The journey from the Mekong river to Phomn Penh in Cambodia was predictably entertaining - everything I'd heard about the roads turned out to be true. For about an hour, our minibus bumped along in a cloud of dust, the vehicle shaking as though it could collapse clown-style at any moment, with twenty of us crammed into the sixteen seats and our luggage jumping all over the place. Luckily everyone retained their sense of humour and we arrived at our guesthouse with the minibus, our luggage and ourselves all intact.

When I ventured into the centre of Phnom Penh the following morning, I found it surprisingly quiet for a capital city. At first I thought it was just calm in comparison with the Vietnamese cities, but I later discovered (when talking to a Cambodian student who had been studying English and had then swapped to the more lucrative Computer Science) that I had arrived during a three-day public holiday to mark the king's birthday. My time in Phnom Penh also apparently coincided with the visit of the North Korean Prime Minister Kim Yong Il, but I had no idea about that until I saw all the flag-waving on the BBC World News that night.

Apart from an occasional pile of dead rats obstructing the pavement, Phnom Penh was an easy city for me to navigate, compass in hand. The guesthouses offered cheap whirlwind tours of the Royal Palace and Silver Pagoda, Russian Market, National Museum, Toul Sleng genocide museum and Killing Fields of Choeng Ek all in one day, but I decided to take things a bit more slowly and visit all of the above independently. On my second day in the city I went to the Killing Fields in the morning and the Toul Sleng museum in the afternoon. I thought I was prepared for what I'd see there, but I can't describe the feeling of walking across the site of a genocide, where the clothes of victims are still visible through the earth from unexhumed mass graves. You pay US$2 to visit Choeng Ek; according to the guidebooks the government privatised it a couple of years ago, despite outrage from the victims' families, and it is now managed by a Japanese company.

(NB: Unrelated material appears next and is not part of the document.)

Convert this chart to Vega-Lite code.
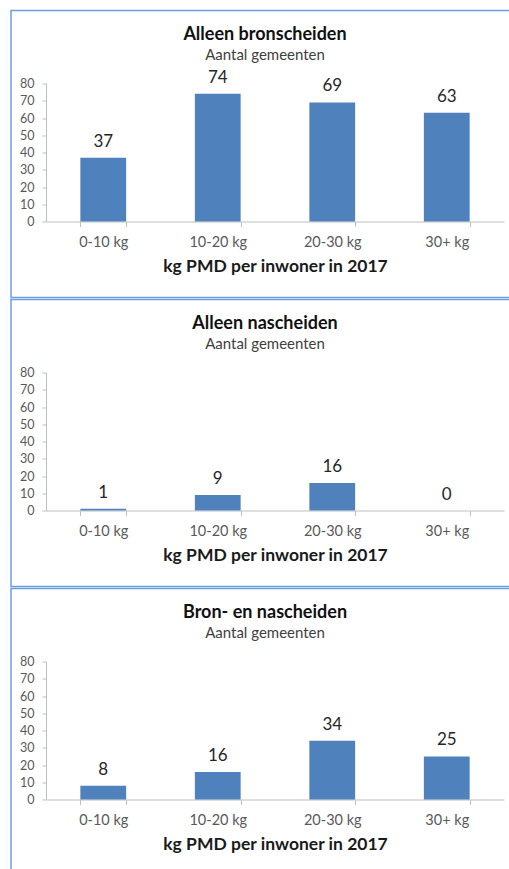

I also heard that the Angkor temples are privately owned, by the owner of a luxury hotel in nearby Siem Reap, but I don't think this is true. However, the hotel resorts certainly epitomise the extremes of rich and poor in Cambodia. These resorts and the nearby French colonial areas have the look and feel of continental European boulevards, while just a couple of streets away are neighbourhoods that are clearly those of a developing country. Even my guesthouse, located in quite a tourist-orientated part of town, was set back from an unpaved track where the pavement was an obstacle course of rubble.

I spent a day exploring the temples, beginning with the obligatory 5.30am sunrise at Angkor Wat. But although Angkor Wat is the most famous, the most striking (to me, at least) was Ta Prohm, a 12th century Buddhist temple which - unlike most of the others - has not been restored or preserved in recent times. As a result, the jungle has taken over and giant tree roots have gradually grown over the walls (as in the photo above) or worked their way in between the stones to push the buildings apart. When I saw Ta Prohm, it reminded me of the Bill Woodrow sculpture "Regardless of History" which was displayed in Trafalgar Square a few years ago. The sculpture made quite an impression on me at the time, and I was excited to finally see in real life an example of the phenomenon that perhaps helped to inspire it.